Tom Seymour is a freelance writer and naturalist who depends on checks arriving through the mail in a timely manner. He has spearheaded a campaign to put the Postal Service on notice and correct the ongoing problems with misdelivered and lost mail in his town.

"It's hard enough to get paid sometimes but when you have to go back, and ask to have another check cut because you haven't received the first one, it's no good," Seymour said. "For years, our rural delivery man has misdelivered mail, lost mail and in general, interrupted people's lives. No more. I won't stand for this any more."

Seymour said the problem has been going on for 10 to 12 years. He has spoken to various postmasters and said he was often given the response, "Our people don't make mistakes."

People in the town of Waldo have, for years, fought with the Post Office and even confronted the mail carrier, Seymour said. The mail carrier reportedly told resident David Small: "There's nothing you can do about it."

The fact that the mail carrier belongs to the National Rural Letter Carriers Association and also is a veteran seems to have helped secure his position, according to Seymour.

"The worst part about it is I've lost faith in the post office," Seymour said.

Allen Gallant lives on Route 137 in Kendall Corner and said mail loss and misdelivery "happens quite a bit."

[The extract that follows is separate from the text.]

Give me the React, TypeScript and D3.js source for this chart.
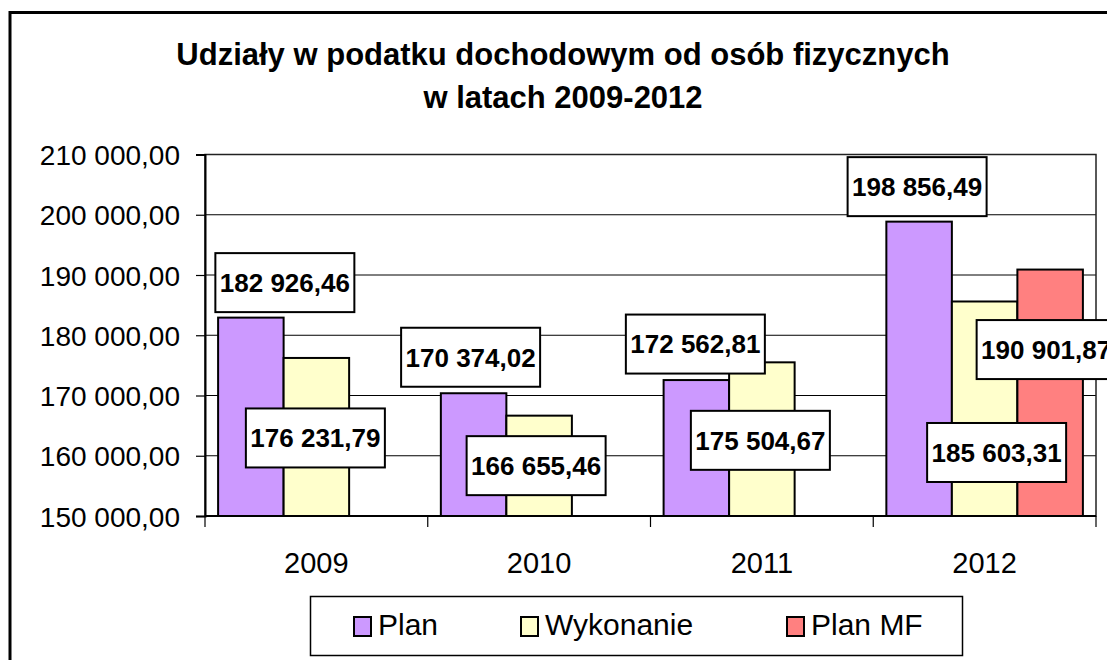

He, as well, talked to the postmaster but he said, "It didn't seem to do any good. I'm still not getting my mail."

Gallant said he has nothing personal against the mail carrier.

"Put him on a job he can handle," he said. "He has a hard time doing this one."

Waldo Station Road resident Small said he has had "more trouble than you can imagine."

"We've had to resort to going paperless on everything possible," Small said. "Mail just ends up in someone else's mailbox. We gave up."

He added, "I was paying late fees for credit cards because checks never got there."

Small said he was forced to cancel newspaper and magazine subscriptions.

He recently signed up with Informed Delivery, a free service through the Post Office that shows mail that is supposed to arrive in his mailbox.

After noticing a letter from his health insurance provider scheduled to arrive did not make it to his mailbox, Small drove two hours to Portland to make sure he did not lose his coverage.

Seymour earlier this month enlisted the help of Sen. Susan Collins' office, which contacted the U.S. Postal Inspection Service branch to look into the matter.

Kathi C. Roy, a manager with the Consumer and Industry branch of the Postal Service, is currently investigating the situation.

"I have been in touch with the Belfast office and we will be putting processes in place so that you can expect successful mail delivery," she said.

According to USPS Communications Specialist Stephen Doherty, "Management at the district level has met with both the carrier and Belfast supervisor and put a system of additional daily checks in place to assure accurate delivery on this route going forward."

Customers who experience any type of delivery irregularity should contact the customer assistance department at 1-800-ASK-USPS (1-800-275-8777) or online through, Doherty said. Doing so assigns a case number to the complaint and elevates it through the proper management channels until a resolution is reached.

But Seymour said he is not prepared to stand down until the issues in Waldo are resolved.

"If, in the end, the post office does nothing to stop this misuse of tax dollars, I will contact statewide newspapers and perhaps even go on television," Seymour said.

Editor's note: Tom Seymour is a contributing columnist with The Republican Journal. This story has been corrected to reflect the name of the National Rural Letter Carriers Association.